- [CHALLENGE]:
Retype each line of the material exactly, please, skipping any picture in it.

- [DATASET EXTRACT]:
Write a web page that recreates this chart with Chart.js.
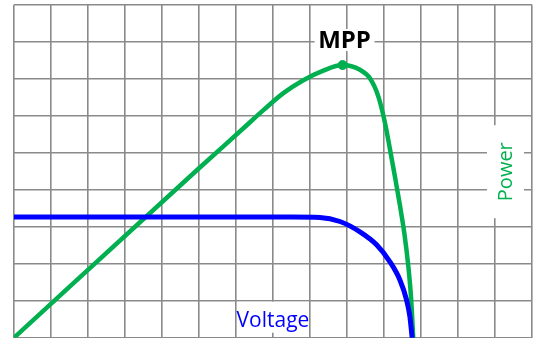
<!DOCTYPE html>
<html>
<head>
<meta charset="utf-8">
<script src="https://cdn.jsdelivr.net/npm/chart.js@4"></script>
<style>
  html, body { margin: 0; padding: 0; background: #fff; }
  #wrap { width: 536px; height: 338px; }
</style>
</head>
<body>
<div id="wrap"><canvas id="pv"></canvas></div>
<script>
// I-V curve of the cell (voltage and current in grid units)
var currentV = [0, 7.5, 8.27, 8.81, 9.35, 9.80, 10.16, 10.43, 10.61, 10.70, 10.76];
var currentI = [3.26, 3.26, 3.25, 3.14, 2.86, 2.51, 2.05, 1.56, 1.02, 0.57, 0];

// P-V curve, same voltage axis
var powerV = [0, 5.0, 6.20, 6.74, 7.28, 7.82, 8.36, 8.88, 9.35, 9.62, 9.85, 10.03, 10.16, 10.30, 10.43, 10.55, 10.65, 10.73, 10.79];
var powerP = [0, 4.58, 5.66, 6.15, 6.61, 6.96, 7.22, 7.37, 7.24, 7.01, 6.51, 5.79, 5.10, 4.33, 3.58, 2.82, 2.00, 1.10, 0];

var gridCols = 14;
var gridRows = 9;

var BLUE = '#0000ff';
var GREEN = '#00b050';
var GRID = '#8a8a8a';

function toPoints(xs, ys) {
    return xs.map(function (x, i) { return { x: x, y: ys[i] }; });
}

// maximum power point = peak of the power series
var mppIndex = powerP.indexOf(Math.max.apply(null, powerP));
var mpp = { x: powerV[mppIndex], y: powerP[mppIndex] };

function whiteBox(ctx, x, y, w, h) {
    ctx.fillStyle = '#fff';
    ctx.fillRect(x, y, w, h);
}

// text labels with a white patch behind them
var curveLabels = {
    id: 'curveLabels',
    afterDatasetsDraw: function (chart) {
        var ctx = chart.ctx;
        var xs = chart.scales.x, ys = chart.scales.y;
        var area = chart.chartArea;
        ctx.save();

        // MPP above the peak
        var px = xs.getPixelForValue(mpp.x) + 2;
        var py = ys.getPixelForValue(mpp.y) - 25;
        whiteBox(ctx, px - 30, py - 11, 60, 22);
        ctx.fillStyle = '#000';
        ctx.font = 'bold 24px "Open Sans", sans-serif';
        ctx.textAlign = 'center';
        ctx.textBaseline = 'middle';
        ctx.fillText('MPP', px, py + 1);

        // Power, rotated, near the right edge
        var cx = area.right - 26.5, cy = area.top + 167;
        whiteBox(ctx, cx - 18.5, cy - 46.5, 37, 93);
        ctx.translate(cx, cy);
        ctx.rotate(-Math.PI / 2);
        ctx.fillStyle = GREEN;
        ctx.font = '20px "Open Sans", sans-serif';
        ctx.fillText('Power', 0, 1);
        ctx.setTransform(1, 0, 0, 1, 0, 0);

        // Voltage along the bottom
        var vx = xs.getPixelForValue(7);
        whiteBox(ctx, vx - 36, area.bottom - 36, 72, 31);
        ctx.fillStyle = BLUE;
        ctx.font = '21px "Open Sans", sans-serif';
        ctx.textBaseline = 'alphabetic';
        ctx.fillText('Voltage', vx, area.bottom - 10.5);

        ctx.restore();
    }
};

var axisGrid = {
    color: GRID,
    lineWidth: 1.6,
    drawTicks: false
};

new Chart(document.getElementById('pv'), {
    type: 'scatter',
    data: {
        datasets: [
            {
                label: 'MPP',
                data: [mpp],
                pointRadius: 4.5,
                pointBackgroundColor: GREEN,
                pointBorderColor: GREEN,
                showLine: false
            },
            {
                label: 'Current',
                data: toPoints(currentV, currentI),
                showLine: true,
                borderColor: BLUE,
                borderWidth: 5,
                borderCapStyle: 'round',
                cubicInterpolationMode: 'monotone',
                pointRadius: 0
            },
            {
                label: 'Power',
                data: toPoints(powerV, powerP),
                showLine: true,
                borderColor: GREEN,
                borderWidth: 4.5,
                borderCapStyle: 'round',
                cubicInterpolationMode: 'monotone',
                pointRadius: 0
            }
        ]
    },
    options: {
        responsive: true,
        maintainAspectRatio: false,
        animation: false,
        layout: {
            autoPadding: false,
            padding: { left: 14, right: 4, top: 4.7, bottom: 0.3 }
        },
        plugins: {
            legend: { display: false },
            tooltip: { enabled: false }
        },
        scales: {
            x: {
                type: 'linear',
                min: 0,
                max: gridCols,
                ticks: { display: false, stepSize: 1 },
                grid: axisGrid,
                border: { display: false }
            },
            y: {
                type: 'linear',
                min: 0,
                max: gridRows,
                ticks: { display: false, stepSize: 1 },
                grid: axisGrid,
                border: { display: false }
            }
        }
    },
    plugins: [curveLabels]
});
</script>
</body>
</html>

- [THE RESPONSE]:
Write a web page that recreates this chart with Chart.js.
<!DOCTYPE html>
<html>
<head>
<meta charset="utf-8">
<script src="https://cdn.jsdelivr.net/npm/chart.js@4"></script>
<style>
  html, body { margin: 0; padding: 0; background: #fff; }
  #wrap { width: 536px; height: 338px; }
</style>
</head>
<body>
<div id="wrap"><canvas id="pv"></canvas></div>
<script>
// I-V curve of the cell (voltage and current in grid units)
var currentV = [0, 7.5, 8.27, 8.81, 9.35, 9.80, 10.16, 10.43, 10.61, 10.70, 10.76];
var currentI = [3.26, 3.26, 3.25, 3.14, 2.86, 2.51, 2.05, 1.56, 1.02, 0.57, 0];

// P-V curve, same voltage axis
var powerV = [0, 5.0, 6.20, 6.74, 7.28, 7.82, 8.36, 8.88, 9.35, 9.62, 9.85, 10.03, 10.16, 10.30, 10.43, 10.55, 10.65, 10.73, 10.79];
var powerP = [0, 4.58, 5.66, 6.15, 6.61, 6.96, 7.22, 7.37, 7.24, 7.01, 6.51, 5.79, 5.10, 4.33, 3.58, 2.82, 2.00, 1.10, 0];

var gridCols = 14;
var gridRows = 9;

var BLUE = '#0000ff';
var GREEN = '#00b050';
var GRID = '#8a8a8a';

function toPoints(xs, ys) {
    return xs.map(function (x, i) { return { x: x, y: ys[i] }; });
}

// maximum power point = peak of the power series
var mppIndex = powerP.indexOf(Math.max.apply(null, powerP));
var mpp = { x: powerV[mppIndex], y: powerP[mppIndex] };

function whiteBox(ctx, x, y, w, h) {
    ctx.fillStyle = '#fff';
    ctx.fillRect(x, y, w, h);
}

// text labels with a white patch behind them
var curveLabels = {
    id: 'curveLabels',
    afterDatasetsDraw: function (chart) {
        var ctx = chart.ctx;
        var xs = chart.scales.x, ys = chart.scales.y;
        var area = chart.chartArea;
        ctx.save();

        // MPP above the peak
        var px = xs.getPixelForValue(mpp.x) + 2;
        var py = ys.getPixelForValue(mpp.y) - 25;
        whiteBox(ctx, px - 30, py - 11, 60, 22);
        ctx.fillStyle = '#000';
        ctx.font = 'bold 24px "Open Sans", sans-serif';
        ctx.textAlign = 'center';
        ctx.textBaseline = 'middle';
        ctx.fillText('MPP', px, py + 1);

        // Power, rotated, near the right edge
        var cx = area.right - 26.5, cy = area.top + 167;
        whiteBox(ctx, cx - 18.5, cy - 46.5, 37, 93);
        ctx.translate(cx, cy);
        ctx.rotate(-Math.PI / 2);
        ctx.fillStyle = GREEN;
        ctx.font = '20px "Open Sans", sans-serif';
        ctx.fillText('Power', 0, 1);
        ctx.setTransform(1, 0, 0, 1, 0, 0);

        // Voltage along the bottom
        var vx = xs.getPixelForValue(7);
        whiteBox(ctx, vx - 36, area.bottom - 36, 72, 31);
        ctx.fillStyle = BLUE;
        ctx.font = '21px "Open Sans", sans-serif';
        ctx.textBaseline = 'alphabetic';
        ctx.fillText('Voltage', vx, area.bottom - 10.5);

        ctx.restore();
    }
};

var axisGrid = {
    color: GRID,
    lineWidth: 1.6,
    drawTicks: false
};

new Chart(document.getElementById('pv'), {
    type: 'scatter',
    data: {
        datasets: [
            {
                label: 'MPP',
                data: [mpp],
                pointRadius: 4.5,
                pointBackgroundColor: GREEN,
                pointBorderColor: GREEN,
                showLine: false
            },
            {
                label: 'Current',
                data: toPoints(currentV, currentI),
                showLine: true,
                borderColor: BLUE,
                borderWidth: 5,
                borderCapStyle: 'round',
                cubicInterpolationMode: 'monotone',
                pointRadius: 0
            },
            {
                label: 'Power',
                data: toPoints(powerV, powerP),
                showLine: true,
                borderColor: GREEN,
                borderWidth: 4.5,
                borderCapStyle: 'round',
                cubicInterpolationMode: 'monotone',
                pointRadius: 0
            }
        ]
    },
    options: {
        responsive: true,
        maintainAspectRatio: false,
        animation: false,
        layout: {
            autoPadding: false,
            padding: { left: 14, right: 4, top: 4.7, bottom: 0.3 }
        },
        plugins: {
            legend: { display: false },
            tooltip: { enabled: false }
        },
        scales: {
            x: {
                type: 'linear',
                min: 0,
                max: gridCols,
                ticks: { display: false, stepSize: 1 },
                grid: axisGrid,
                border: { display: false }
            },
            y: {
                type: 'linear',
                min: 0,
                max: gridRows,
                ticks: { display: false, stepSize: 1 },
                grid: axisGrid,
                border: { display: false }
            }
        }
    },
    plugins: [curveLabels]
});
</script>
</body>
</html>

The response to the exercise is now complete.